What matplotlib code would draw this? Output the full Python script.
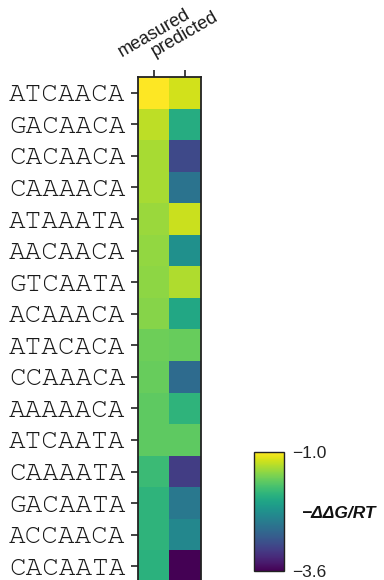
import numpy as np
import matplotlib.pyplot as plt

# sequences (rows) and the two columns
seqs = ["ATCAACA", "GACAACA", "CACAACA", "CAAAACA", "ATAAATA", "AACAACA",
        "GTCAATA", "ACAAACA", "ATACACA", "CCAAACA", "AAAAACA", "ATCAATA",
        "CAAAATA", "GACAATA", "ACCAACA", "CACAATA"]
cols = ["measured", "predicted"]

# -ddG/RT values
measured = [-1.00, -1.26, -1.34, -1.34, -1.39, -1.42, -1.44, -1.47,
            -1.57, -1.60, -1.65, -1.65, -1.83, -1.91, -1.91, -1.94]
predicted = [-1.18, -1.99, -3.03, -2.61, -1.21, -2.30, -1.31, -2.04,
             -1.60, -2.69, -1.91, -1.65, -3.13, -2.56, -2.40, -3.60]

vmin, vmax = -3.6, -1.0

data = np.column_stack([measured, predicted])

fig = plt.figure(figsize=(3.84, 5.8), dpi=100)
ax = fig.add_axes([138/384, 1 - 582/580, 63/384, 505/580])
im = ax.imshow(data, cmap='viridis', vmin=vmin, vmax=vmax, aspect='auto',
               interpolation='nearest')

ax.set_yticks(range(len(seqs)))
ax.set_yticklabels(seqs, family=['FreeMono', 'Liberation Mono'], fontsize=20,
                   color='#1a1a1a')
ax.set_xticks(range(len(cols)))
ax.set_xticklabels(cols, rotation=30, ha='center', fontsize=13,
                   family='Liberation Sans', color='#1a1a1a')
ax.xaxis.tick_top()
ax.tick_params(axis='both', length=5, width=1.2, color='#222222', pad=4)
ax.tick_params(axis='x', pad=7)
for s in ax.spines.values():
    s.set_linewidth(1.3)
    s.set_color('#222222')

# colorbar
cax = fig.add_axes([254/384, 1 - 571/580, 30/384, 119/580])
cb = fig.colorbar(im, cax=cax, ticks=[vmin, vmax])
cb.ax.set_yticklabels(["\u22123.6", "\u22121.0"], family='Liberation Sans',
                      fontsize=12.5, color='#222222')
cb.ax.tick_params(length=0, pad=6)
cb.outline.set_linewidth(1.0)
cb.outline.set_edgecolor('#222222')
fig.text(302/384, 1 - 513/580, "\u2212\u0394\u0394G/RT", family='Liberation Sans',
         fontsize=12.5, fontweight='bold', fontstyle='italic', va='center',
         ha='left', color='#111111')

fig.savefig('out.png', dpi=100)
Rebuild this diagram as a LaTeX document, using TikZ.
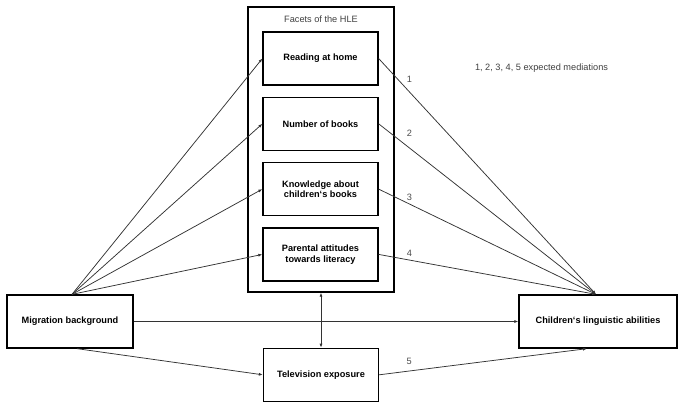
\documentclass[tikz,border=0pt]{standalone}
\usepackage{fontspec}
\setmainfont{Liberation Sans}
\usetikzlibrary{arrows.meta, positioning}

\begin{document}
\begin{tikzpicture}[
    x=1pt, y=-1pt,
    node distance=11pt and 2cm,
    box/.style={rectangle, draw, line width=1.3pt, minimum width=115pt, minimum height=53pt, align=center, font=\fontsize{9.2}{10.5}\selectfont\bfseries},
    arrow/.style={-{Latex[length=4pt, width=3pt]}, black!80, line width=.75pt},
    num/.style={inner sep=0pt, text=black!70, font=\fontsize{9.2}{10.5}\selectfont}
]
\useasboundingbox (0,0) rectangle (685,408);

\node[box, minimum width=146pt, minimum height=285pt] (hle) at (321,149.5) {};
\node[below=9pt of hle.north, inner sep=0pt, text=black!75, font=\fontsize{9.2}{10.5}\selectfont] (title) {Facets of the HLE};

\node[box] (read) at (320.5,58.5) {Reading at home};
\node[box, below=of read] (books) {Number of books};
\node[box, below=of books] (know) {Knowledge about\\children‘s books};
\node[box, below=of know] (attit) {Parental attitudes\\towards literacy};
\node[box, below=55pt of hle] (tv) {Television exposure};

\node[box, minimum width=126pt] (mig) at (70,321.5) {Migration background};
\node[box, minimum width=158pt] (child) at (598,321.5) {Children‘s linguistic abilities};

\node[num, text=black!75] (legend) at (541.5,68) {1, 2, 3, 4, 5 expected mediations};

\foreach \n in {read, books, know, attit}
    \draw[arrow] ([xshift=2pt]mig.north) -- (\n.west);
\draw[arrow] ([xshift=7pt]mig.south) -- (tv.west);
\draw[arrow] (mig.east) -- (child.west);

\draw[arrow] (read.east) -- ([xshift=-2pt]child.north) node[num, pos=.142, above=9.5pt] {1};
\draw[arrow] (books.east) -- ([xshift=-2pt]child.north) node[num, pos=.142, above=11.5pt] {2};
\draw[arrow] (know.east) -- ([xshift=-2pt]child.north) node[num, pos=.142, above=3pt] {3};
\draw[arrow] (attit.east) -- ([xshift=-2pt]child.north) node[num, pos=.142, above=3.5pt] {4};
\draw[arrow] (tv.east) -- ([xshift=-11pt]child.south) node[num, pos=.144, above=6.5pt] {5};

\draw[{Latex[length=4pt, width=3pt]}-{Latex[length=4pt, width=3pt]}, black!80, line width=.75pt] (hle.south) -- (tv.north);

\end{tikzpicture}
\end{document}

◇ ◇ ◇ ◇ ◇

**Problem**
Leave the pictures out, and print every line of the listing exactly as written.

**Solution for this task**
What matplotlib code would draw this? Output the full Python script.
import numpy as np
import matplotlib.pyplot as plt

# sequences (rows) and the two columns
seqs = ["ATCAACA", "GACAACA", "CACAACA", "CAAAACA", "ATAAATA", "AACAACA",
        "GTCAATA", "ACAAACA", "ATACACA", "CCAAACA", "AAAAACA", "ATCAATA",
        "CAAAATA", "GACAATA", "ACCAACA", "CACAATA"]
cols = ["measured", "predicted"]

# -ddG/RT values
measured = [-1.00, -1.26, -1.34, -1.34, -1.39, -1.42, -1.44, -1.47,
            -1.57, -1.60, -1.65, -1.65, -1.83, -1.91, -1.91, -1.94]
predicted = [-1.18, -1.99, -3.03, -2.61, -1.21, -2.30, -1.31, -2.04,
             -1.60, -2.69, -1.91, -1.65, -3.13, -2.56, -2.40, -3.60]

vmin, vmax = -3.6, -1.0

data = np.column_stack([measured, predicted])

fig = plt.figure(figsize=(3.84, 5.8), dpi=100)
ax = fig.add_axes([138/384, 1 - 582/580, 63/384, 505/580])
im = ax.imshow(data, cmap='viridis', vmin=vmin, vmax=vmax, aspect='auto',
               interpolation='nearest')

ax.set_yticks(range(len(seqs)))
ax.set_yticklabels(seqs, family=['FreeMono', 'Liberation Mono'], fontsize=20,
                   color='#1a1a1a')
ax.set_xticks(range(len(cols)))
ax.set_xticklabels(cols, rotation=30, ha='center', fontsize=13,
                   family='Liberation Sans', color='#1a1a1a')
ax.xaxis.tick_top()
ax.tick_params(axis='both', length=5, width=1.2, color='#222222', pad=4)
ax.tick_params(axis='x', pad=7)
for s in ax.spines.values():
    s.set_linewidth(1.3)
    s.set_color('#222222')

# colorbar
cax = fig.add_axes([254/384, 1 - 571/580, 30/384, 119/580])
cb = fig.colorbar(im, cax=cax, ticks=[vmin, vmax])
cb.ax.set_yticklabels(["\u22123.6", "\u22121.0"], family='Liberation Sans',
                      fontsize=12.5, color='#222222')
cb.ax.tick_params(length=0, pad=6)
cb.outline.set_linewidth(1.0)
cb.outline.set_edgecolor('#222222')
fig.text(302/384, 1 - 513/580, "\u2212\u0394\u0394G/RT", family='Liberation Sans',
         fontsize=12.5, fontweight='bold', fontstyle='italic', va='center',
         ha='left', color='#111111')

fig.savefig('out.png', dpi=100)
Rebuild this diagram as a LaTeX document, using TikZ.
\documentclass[tikz,border=0pt]{standalone}
\usepackage{fontspec}
\setmainfont{Liberation Sans}
\usetikzlibrary{arrows.meta, positioning}

\begin{document}
\begin{tikzpicture}[
    x=1pt, y=-1pt,
    node distance=11pt and 2cm,
    box/.style={rectangle, draw, line width=1.3pt, minimum width=115pt, minimum height=53pt, align=center, font=\fontsize{9.2}{10.5}\selectfont\bfseries},
    arrow/.style={-{Latex[length=4pt, width=3pt]}, black!80, line width=.75pt},
    num/.style={inner sep=0pt, text=black!70, font=\fontsize{9.2}{10.5}\selectfont}
]
\useasboundingbox (0,0) rectangle (685,408);

\node[box, minimum width=146pt, minimum height=285pt] (hle) at (321,149.5) {};
\node[below=9pt of hle.north, inner sep=0pt, text=black!75, font=\fontsize{9.2}{10.5}\selectfont] (title) {Facets of the HLE};

\node[box] (read) at (320.5,58.5) {Reading at home};
\node[box, below=of read] (books) {Number of books};
\node[box, below=of books] (know) {Knowledge about\\children‘s books};
\node[box, below=of know] (attit) {Parental attitudes\\towards literacy};
\node[box, below=55pt of hle] (tv) {Television exposure};

\node[box, minimum width=126pt] (mig) at (70,321.5) {Migration background};
\node[box, minimum width=158pt] (child) at (598,321.5) {Children‘s linguistic abilities};

\node[num, text=black!75] (legend) at (541.5,68) {1, 2, 3, 4, 5 expected mediations};

\foreach \n in {read, books, know, attit}
    \draw[arrow] ([xshift=2pt]mig.north) -- (\n.west);
\draw[arrow] ([xshift=7pt]mig.south) -- (tv.west);
\draw[arrow] (mig.east) -- (child.west);

\draw[arrow] (read.east) -- ([xshift=-2pt]child.north) node[num, pos=.142, above=9.5pt] {1};
\draw[arrow] (books.east) -- ([xshift=-2pt]child.north) node[num, pos=.142, above=11.5pt] {2};
\draw[arrow] (know.east) -- ([xshift=-2pt]child.north) node[num, pos=.142, above=3pt] {3};
\draw[arrow] (attit.east) -- ([xshift=-2pt]child.north) node[num, pos=.142, above=3.5pt] {4};
\draw[arrow] (tv.east) -- ([xshift=-11pt]child.south) node[num, pos=.144, above=6.5pt] {5};

\draw[{Latex[length=4pt, width=3pt]}-{Latex[length=4pt, width=3pt]}, black!80, line width=.75pt] (hle.south) -- (tv.north);

\end{tikzpicture}
\end{document}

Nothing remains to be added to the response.